*Your instructions*
Find, in the records below, the line that contains "Recreate this image" and the line that contains "L).attr('height', B - T);". Copy those two lines and everything between them exactly, but not the pictures.

*Supplied material*
***
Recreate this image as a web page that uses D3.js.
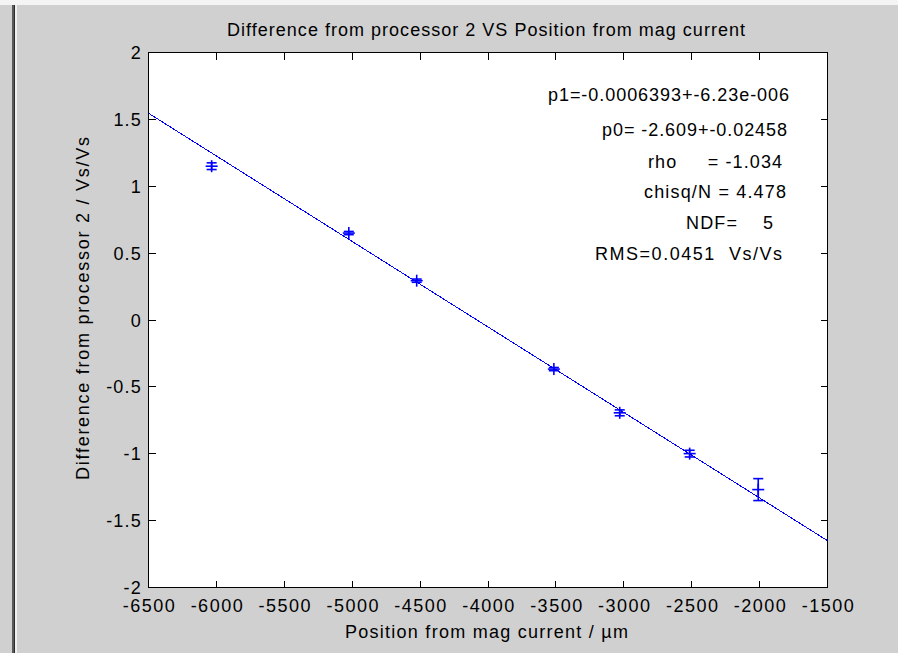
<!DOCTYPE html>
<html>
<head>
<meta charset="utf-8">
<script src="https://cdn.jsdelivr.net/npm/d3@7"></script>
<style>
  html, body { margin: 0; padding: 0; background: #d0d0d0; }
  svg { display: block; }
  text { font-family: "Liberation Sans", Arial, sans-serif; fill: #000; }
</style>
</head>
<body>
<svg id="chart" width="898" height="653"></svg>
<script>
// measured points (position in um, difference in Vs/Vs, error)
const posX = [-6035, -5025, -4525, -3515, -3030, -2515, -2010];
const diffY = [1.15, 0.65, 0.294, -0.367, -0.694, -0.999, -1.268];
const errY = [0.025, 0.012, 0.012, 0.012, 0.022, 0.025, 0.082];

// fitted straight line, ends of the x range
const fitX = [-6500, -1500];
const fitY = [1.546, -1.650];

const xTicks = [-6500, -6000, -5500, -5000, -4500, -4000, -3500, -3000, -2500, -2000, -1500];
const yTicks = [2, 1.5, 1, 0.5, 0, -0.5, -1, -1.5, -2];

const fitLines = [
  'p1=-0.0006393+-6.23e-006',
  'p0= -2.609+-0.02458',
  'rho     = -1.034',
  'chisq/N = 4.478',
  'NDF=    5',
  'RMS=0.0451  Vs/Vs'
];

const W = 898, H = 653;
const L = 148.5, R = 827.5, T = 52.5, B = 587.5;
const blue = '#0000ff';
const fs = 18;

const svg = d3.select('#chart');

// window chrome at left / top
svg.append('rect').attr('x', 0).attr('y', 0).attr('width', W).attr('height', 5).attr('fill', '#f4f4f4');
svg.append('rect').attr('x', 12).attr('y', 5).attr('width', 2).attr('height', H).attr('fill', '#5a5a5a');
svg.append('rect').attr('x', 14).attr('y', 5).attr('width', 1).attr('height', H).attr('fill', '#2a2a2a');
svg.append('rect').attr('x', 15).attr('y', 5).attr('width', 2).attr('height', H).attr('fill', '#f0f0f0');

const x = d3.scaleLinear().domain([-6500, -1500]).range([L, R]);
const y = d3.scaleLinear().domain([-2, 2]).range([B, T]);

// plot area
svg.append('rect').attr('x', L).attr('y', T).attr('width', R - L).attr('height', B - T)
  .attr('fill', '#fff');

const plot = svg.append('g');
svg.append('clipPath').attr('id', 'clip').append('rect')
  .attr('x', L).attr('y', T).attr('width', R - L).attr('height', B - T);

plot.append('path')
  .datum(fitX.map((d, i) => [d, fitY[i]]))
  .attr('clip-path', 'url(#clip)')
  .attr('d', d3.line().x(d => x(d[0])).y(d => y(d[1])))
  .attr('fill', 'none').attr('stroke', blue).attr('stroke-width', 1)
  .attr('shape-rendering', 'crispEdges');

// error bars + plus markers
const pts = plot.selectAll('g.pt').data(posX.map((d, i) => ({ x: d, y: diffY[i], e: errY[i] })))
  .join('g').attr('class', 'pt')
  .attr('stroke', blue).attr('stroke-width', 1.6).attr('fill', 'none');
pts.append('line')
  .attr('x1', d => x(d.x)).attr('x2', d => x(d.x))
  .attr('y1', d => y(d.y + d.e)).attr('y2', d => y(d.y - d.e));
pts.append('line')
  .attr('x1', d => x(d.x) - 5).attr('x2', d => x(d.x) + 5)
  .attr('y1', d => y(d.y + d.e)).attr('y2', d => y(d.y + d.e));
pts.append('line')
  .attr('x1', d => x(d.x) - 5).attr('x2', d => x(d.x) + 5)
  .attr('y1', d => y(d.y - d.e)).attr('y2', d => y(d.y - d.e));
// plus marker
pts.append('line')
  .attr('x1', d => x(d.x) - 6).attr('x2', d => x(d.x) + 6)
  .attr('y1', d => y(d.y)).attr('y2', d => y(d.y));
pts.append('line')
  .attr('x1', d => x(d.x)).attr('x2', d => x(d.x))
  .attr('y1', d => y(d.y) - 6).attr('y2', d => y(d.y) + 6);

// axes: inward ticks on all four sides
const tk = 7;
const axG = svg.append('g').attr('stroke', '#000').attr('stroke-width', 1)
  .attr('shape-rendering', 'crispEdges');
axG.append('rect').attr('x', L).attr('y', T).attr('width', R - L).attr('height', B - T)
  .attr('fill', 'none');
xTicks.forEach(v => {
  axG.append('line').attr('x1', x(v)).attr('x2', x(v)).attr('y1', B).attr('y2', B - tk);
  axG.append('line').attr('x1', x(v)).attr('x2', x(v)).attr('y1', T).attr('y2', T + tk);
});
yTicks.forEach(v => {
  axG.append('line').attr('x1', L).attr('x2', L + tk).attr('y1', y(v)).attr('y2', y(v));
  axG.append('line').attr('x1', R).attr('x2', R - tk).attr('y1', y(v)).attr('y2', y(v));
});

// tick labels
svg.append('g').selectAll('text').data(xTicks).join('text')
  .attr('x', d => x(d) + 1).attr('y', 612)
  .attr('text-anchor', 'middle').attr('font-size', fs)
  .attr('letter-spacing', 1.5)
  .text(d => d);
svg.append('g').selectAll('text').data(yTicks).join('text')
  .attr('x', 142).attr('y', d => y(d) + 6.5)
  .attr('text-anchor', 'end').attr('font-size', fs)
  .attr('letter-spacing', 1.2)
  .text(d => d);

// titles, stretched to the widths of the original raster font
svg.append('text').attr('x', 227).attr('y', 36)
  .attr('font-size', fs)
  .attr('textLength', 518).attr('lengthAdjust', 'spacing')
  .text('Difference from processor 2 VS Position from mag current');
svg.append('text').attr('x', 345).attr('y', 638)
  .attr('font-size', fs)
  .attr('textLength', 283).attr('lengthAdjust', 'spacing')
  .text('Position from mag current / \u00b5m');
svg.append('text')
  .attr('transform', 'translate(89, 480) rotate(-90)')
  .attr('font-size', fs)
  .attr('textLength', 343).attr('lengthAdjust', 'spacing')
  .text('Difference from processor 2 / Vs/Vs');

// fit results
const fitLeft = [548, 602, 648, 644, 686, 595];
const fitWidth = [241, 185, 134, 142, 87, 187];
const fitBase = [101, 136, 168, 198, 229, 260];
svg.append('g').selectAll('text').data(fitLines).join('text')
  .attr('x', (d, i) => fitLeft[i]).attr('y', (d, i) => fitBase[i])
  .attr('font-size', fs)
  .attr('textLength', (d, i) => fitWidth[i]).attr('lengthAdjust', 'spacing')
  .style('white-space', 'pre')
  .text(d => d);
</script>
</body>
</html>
***
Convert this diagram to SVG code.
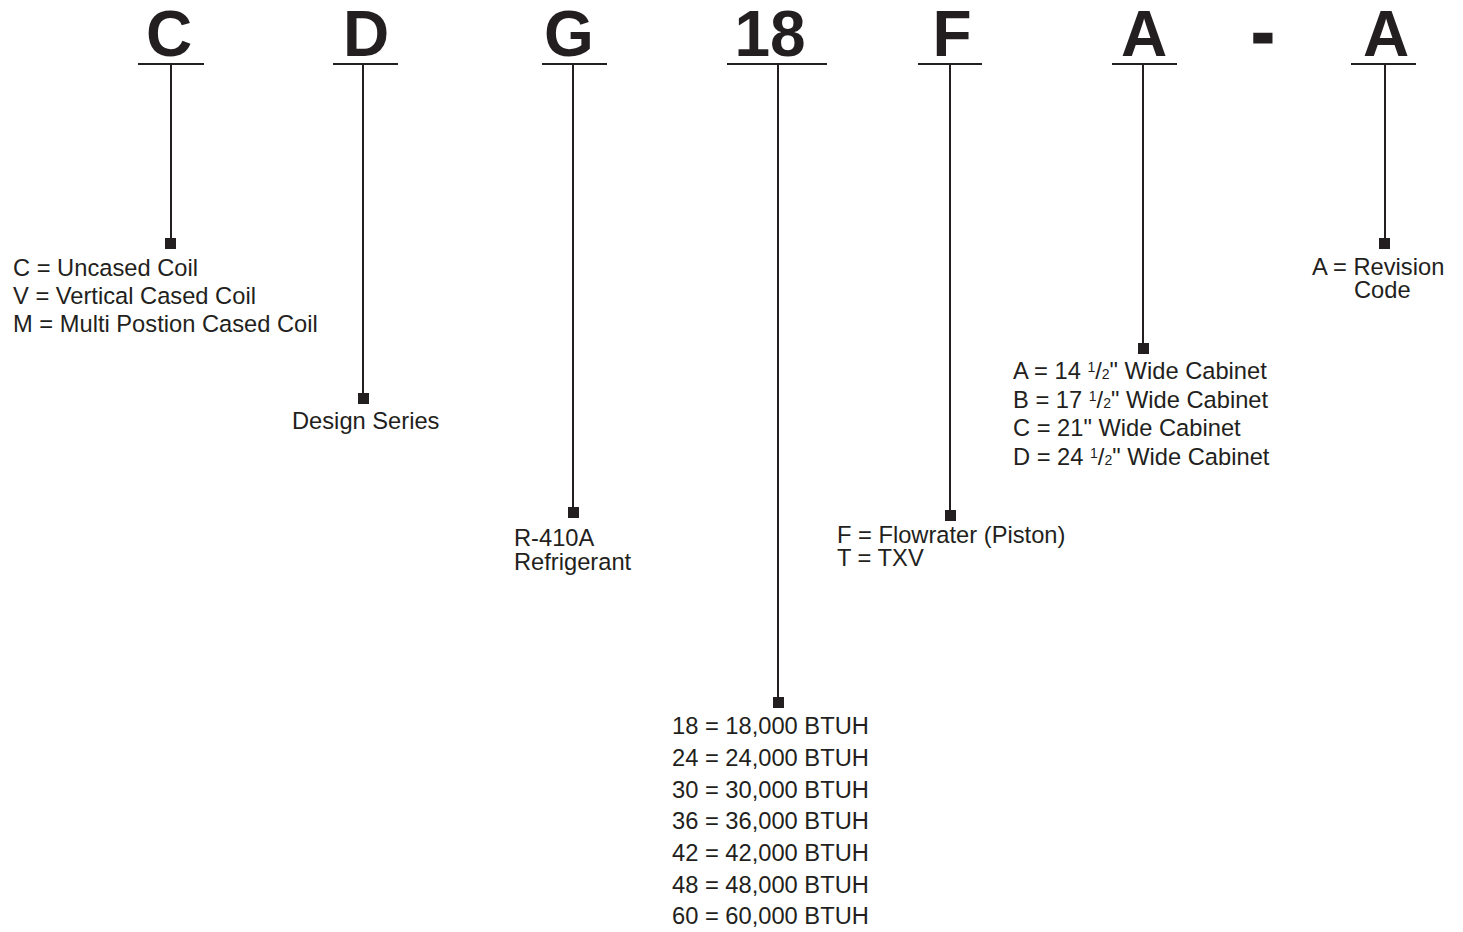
***
*The output*
Recreate this image as a web page that uses D3.js.
<!DOCTYPE html>
<html>
<head>
<meta charset="utf-8">
<script src="https://cdn.jsdelivr.net/npm/d3@7"></script>
<style>
  html, body { margin: 0; padding: 0; background: #d0d0d0; }
  svg { display: block; }
  text { font-family: "Liberation Sans", Arial, sans-serif; fill: #000; }
</style>
</head>
<body>
<svg id="chart" width="898" height="653"></svg>
<script>
// measured points (position in um, difference in Vs/Vs, error)
const posX = [-6035, -5025, -4525, -3515, -3030, -2515, -2010];
const diffY = [1.15, 0.65, 0.294, -0.367, -0.694, -0.999, -1.268];
const errY = [0.025, 0.012, 0.012, 0.012, 0.022, 0.025, 0.082];

// fitted straight line, ends of the x range
const fitX = [-6500, -1500];
const fitY = [1.546, -1.650];

const xTicks = [-6500, -6000, -5500, -5000, -4500, -4000, -3500, -3000, -2500, -2000, -1500];
const yTicks = [2, 1.5, 1, 0.5, 0, -0.5, -1, -1.5, -2];

const fitLines = [
  'p1=-0.0006393+-6.23e-006',
  'p0= -2.609+-0.02458',
  'rho     = -1.034',
  'chisq/N = 4.478',
  'NDF=    5',
  'RMS=0.0451  Vs/Vs'
];

const W = 898, H = 653;
const L = 148.5, R = 827.5, T = 52.5, B = 587.5;
const blue = '#0000ff';
const fs = 18;

const svg = d3.select('#chart');

// window chrome at left / top
svg.append('rect').attr('x', 0).attr('y', 0).attr('width', W).attr('height', 5).attr('fill', '#f4f4f4');
svg.append('rect').attr('x', 12).attr('y', 5).attr('width', 2).attr('height', H).attr('fill', '#5a5a5a');
svg.append('rect').attr('x', 14).attr('y', 5).attr('width', 1).attr('height', H).attr('fill', '#2a2a2a');
svg.append('rect').attr('x', 15).attr('y', 5).attr('width', 2).attr('height', H).attr('fill', '#f0f0f0');

const x = d3.scaleLinear().domain([-6500, -1500]).range([L, R]);
const y = d3.scaleLinear().domain([-2, 2]).range([B, T]);

// plot area
svg.append('rect').attr('x', L).attr('y', T).attr('width', R - L).attr('height', B - T)
  .attr('fill', '#fff');

const plot = svg.append('g');
svg.append('clipPath').attr('id', 'clip').append('rect')
  .attr('x', L).attr('y', T).attr('width', R - L).attr('height', B - T);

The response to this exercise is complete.